EchoMimic V2 was developed by a team of researchers from the Terminal Technology Department at Alipay, Ant Group, including Rang Meng, Xingyu Zhang, Yuming Li, and Chenguang Ma. For detailed information, please visit /. The ComfyUI_EchoMimic node was developed by /. All credit goes to their significant contribution.
EchoMimic V1 and V2
- EchoMimic V1: Realistic Audio-Driven Portrait Animations with Customizable Landmark Control
- EchoMimic V2: Simplified, Expressive, and Semi-Body Human Animations
The key difference is that EchoMimic V2 aims to achieve striking half-body human animation while simplifying unnecessary control conditions compared to EchoMimic V1. EchoMimic V2 uses a novel Audio-Pose Dynamic Harmonization strategy to enhance facial expressions and body gestures.
Strengths and Weaknesses of EchoMimic V2
Strengths:
- EchoMimic V2 generates highly realistic and expressive portrait animations driven by audio
- EchoMimic V2 extends animation to the upper body, not just the head region
- EchoMimic V2 reduces condition complexity while maintaining animation quality compared to EchoMimic V1
- EchoMimic V2 seamlessly incorporates headshot data to enhance facial expressions
Weaknesses:
- EchoMimic V2 requires an audio source matched to the portrait for best results
- EchoMimic V2 currently lacks pose synchronization code, using a default pose file
- Generating longer high-quality animations with EchoMimic V2 can be computationally intensive
- EchoMimic V2 works best on cropped portrait images rather than full-body shots
How to Use the ComfyUI EchoMimic Workflow
In the "Echo_LoadModel" node, you have the option to select between EchoMimic v1 and EchoMimic v2:
- EchoMimic v1: This version focuses on generating realistic audio-driven portrait animations with the ability to customize landmark control. It is well-suited for creating lifelike facial animations that closely match the input audio.
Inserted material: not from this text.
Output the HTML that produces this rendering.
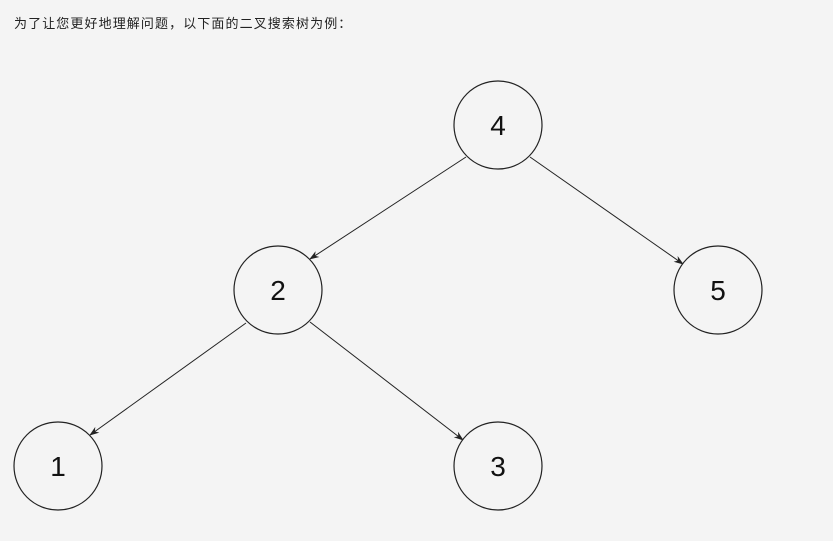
<!DOCTYPE html>
<html><head><meta charset="utf-8"><style>
html,body{margin:0;padding:0;background:#f4f4f4;width:833px;height:541px;overflow:hidden}
.t{position:absolute;left:14px;top:13px;font:13px "Liberation Sans","Noto Sans CJK SC",sans-serif;letter-spacing:1.1px;color:#222}
svg{position:absolute;left:0;top:0}
</style></head><body>
<div class="t">为了让您更好地理解问题，以下面的二叉搜索树为例：</div>
<svg width="833" height="541">
<defs><marker id="a" markerWidth="10" markerHeight="10" refX="9" refY="5" orient="auto" markerUnits="userSpaceOnUse"><path d="M0,1.5 L10,5 L0,8.5 L3,5 Z" fill="#222"/></marker></defs>
<g stroke="#222" stroke-width="1" fill="none">
<line x1="466" y1="157" x2="310" y2="259" marker-end="url(#a)"/>
<line x1="530" y1="157" x2="683" y2="264" marker-end="url(#a)"/>
<line x1="246" y1="323" x2="90" y2="435" marker-end="url(#a)"/>
<line x1="310" y1="322" x2="463" y2="440" marker-end="url(#a)"/>
</g>
<g stroke="#222" stroke-width="1.2" fill="#f4f4f4">
<circle cx="498" cy="125" r="44"/>
<circle cx="278" cy="290" r="44"/>
<circle cx="718" cy="290" r="44"/>
<circle cx="58" cy="466" r="44"/>
<circle cx="498" cy="466" r="44"/>
</g>
<g font-family="Liberation Sans,sans-serif" font-size="28" fill="#111" text-anchor="middle">
<text x="498" y="135">4</text>
<text x="278" y="300">2</text>
<text x="718" y="300">5</text>
<text x="58" y="476">1</text>
<text x="498" y="476">3</text>
</g>
</svg>
</body></html>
- EchoMimic v2: This version aims to simplify the animation process while delivering expressive and semi-body human animations. It extends the animation beyond just the facial region to include upper body movements. However, please note that the pose synchronization feature for v2 is not yet implemented in the current version of the ComfyUI workflow. If you select 'None' for the pose path, the default official pose file will be used instead.
Here is a step-by-step guide on using the provided ComfyUI workflow:
Step 1. Load your portrait image using the LoadImage node. This should be a close-up shot of the subject's head and shoulders.
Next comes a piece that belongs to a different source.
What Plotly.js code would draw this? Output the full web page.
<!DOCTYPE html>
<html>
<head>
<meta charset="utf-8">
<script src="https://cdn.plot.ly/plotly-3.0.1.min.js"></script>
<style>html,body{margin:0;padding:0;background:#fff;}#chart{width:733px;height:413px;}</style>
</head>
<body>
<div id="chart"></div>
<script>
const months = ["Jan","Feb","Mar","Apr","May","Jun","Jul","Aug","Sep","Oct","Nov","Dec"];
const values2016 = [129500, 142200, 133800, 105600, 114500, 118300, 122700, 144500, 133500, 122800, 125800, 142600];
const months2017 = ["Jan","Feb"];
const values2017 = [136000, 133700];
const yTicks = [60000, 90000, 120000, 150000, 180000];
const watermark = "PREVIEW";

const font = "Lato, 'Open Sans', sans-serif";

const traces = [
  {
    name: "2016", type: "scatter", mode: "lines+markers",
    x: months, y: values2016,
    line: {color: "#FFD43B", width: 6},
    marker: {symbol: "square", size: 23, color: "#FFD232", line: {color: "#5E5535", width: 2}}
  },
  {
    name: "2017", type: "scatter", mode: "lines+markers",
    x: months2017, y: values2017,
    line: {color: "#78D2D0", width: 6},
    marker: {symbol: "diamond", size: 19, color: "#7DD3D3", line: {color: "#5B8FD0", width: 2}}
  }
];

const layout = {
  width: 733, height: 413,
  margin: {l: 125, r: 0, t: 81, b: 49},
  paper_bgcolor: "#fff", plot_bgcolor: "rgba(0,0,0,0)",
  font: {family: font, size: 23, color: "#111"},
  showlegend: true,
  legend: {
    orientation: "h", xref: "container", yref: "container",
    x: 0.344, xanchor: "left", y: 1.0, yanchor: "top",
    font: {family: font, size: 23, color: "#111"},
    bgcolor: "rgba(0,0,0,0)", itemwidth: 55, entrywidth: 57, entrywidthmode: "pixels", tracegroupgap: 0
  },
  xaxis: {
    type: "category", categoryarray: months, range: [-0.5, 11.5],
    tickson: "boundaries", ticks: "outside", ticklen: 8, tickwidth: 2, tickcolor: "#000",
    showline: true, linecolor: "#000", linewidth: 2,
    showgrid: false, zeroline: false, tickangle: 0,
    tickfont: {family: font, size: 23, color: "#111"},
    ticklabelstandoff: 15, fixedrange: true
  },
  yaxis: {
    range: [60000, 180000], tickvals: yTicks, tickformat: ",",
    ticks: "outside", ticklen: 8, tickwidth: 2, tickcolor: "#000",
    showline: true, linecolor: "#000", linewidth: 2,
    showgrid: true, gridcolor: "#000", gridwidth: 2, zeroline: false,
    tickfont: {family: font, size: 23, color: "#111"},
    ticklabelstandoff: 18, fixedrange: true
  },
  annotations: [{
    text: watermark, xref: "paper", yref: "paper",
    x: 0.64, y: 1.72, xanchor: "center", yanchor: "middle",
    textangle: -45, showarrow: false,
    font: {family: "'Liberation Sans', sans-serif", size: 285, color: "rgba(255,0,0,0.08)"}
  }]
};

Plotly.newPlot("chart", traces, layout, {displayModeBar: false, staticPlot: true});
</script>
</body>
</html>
Step 2. Load your audio file using the LoadAudio node. The speech in the audio should match the identity of the portrait subject.
Step 3. Use the Echo_LoadModel node to load the EchoMimic model. Key settings:
- Choose the version (V1 or V2).
- Select the inference mode, e.g. audio-driven mode.
Step 4. Connect the image, audio, and loaded model to the Echo_Sampler node. Key settings:
- pose_dir: The directory path for the pose sequence files used in pose-driven animation modes. If set to "none", no pose sequence will be used.
- seed: The random seed for generating consistent results across runs. It should be an integer between 0 and MAX_SEED.
- cfg: The classifier-free guidance scale, controlling the strength of the audio conditioning. Higher values result in more pronounced audio-driven movements. The default value is 2.5, and it can range from 0.0 to 10.0.
- steps: The number of diffusion steps for generating each frame. Higher values produce smoother animations but take longer to generate. The default is 30, and it can range from 1 to 100.
- fps: The frame rate of the output video in frames per second. The default is 25, and it can range from 5 to 100.
- sample_rate: The sample rate of the input audio in Hz. The default is 16000, and it can range from 8000 to 48000 in increments of 1000.
- facemask_ratio: The ratio of the face mask area to the full image area. It controls the size of the region around the face that is animated. The default is 0.1, and it can range from 0.0 to 1.0.
- facecrop_ratio: The ratio of the face crop area to the full image area. It determines how much of the image is dedicated to the face region. The default is 0.8, and it can range from 0.0 to 1.0.
- context_frames: The number of past and future frames to use as context for generating each frame. The default is 12, and it can range from 0 to 50.
- context_overlap: The number of overlapping frames between adjacent context windows. The default is 3, and it can range from 0 to 10.
- length: The length of the output video in frames. It should be based on the duration of your input audio and the fps setting. For example, if your audio is 6 seconds long and the fps is set to 25, the length should be 150 frames. The length can range from 50 to 5000 frames.
- width: The width of the output video frames in pixels. The default is 512, and it can range from 128 to 1024 in increments of 64.
- height: The height of the output video frames in pixels. The default is 512, and it can range from 128 to 1024 in increments of 64.
Please note that video generation may take some time. For instance, creating a video from a 6-second audio clip using a 2XL machine on RunComfy takes about 20 minutes.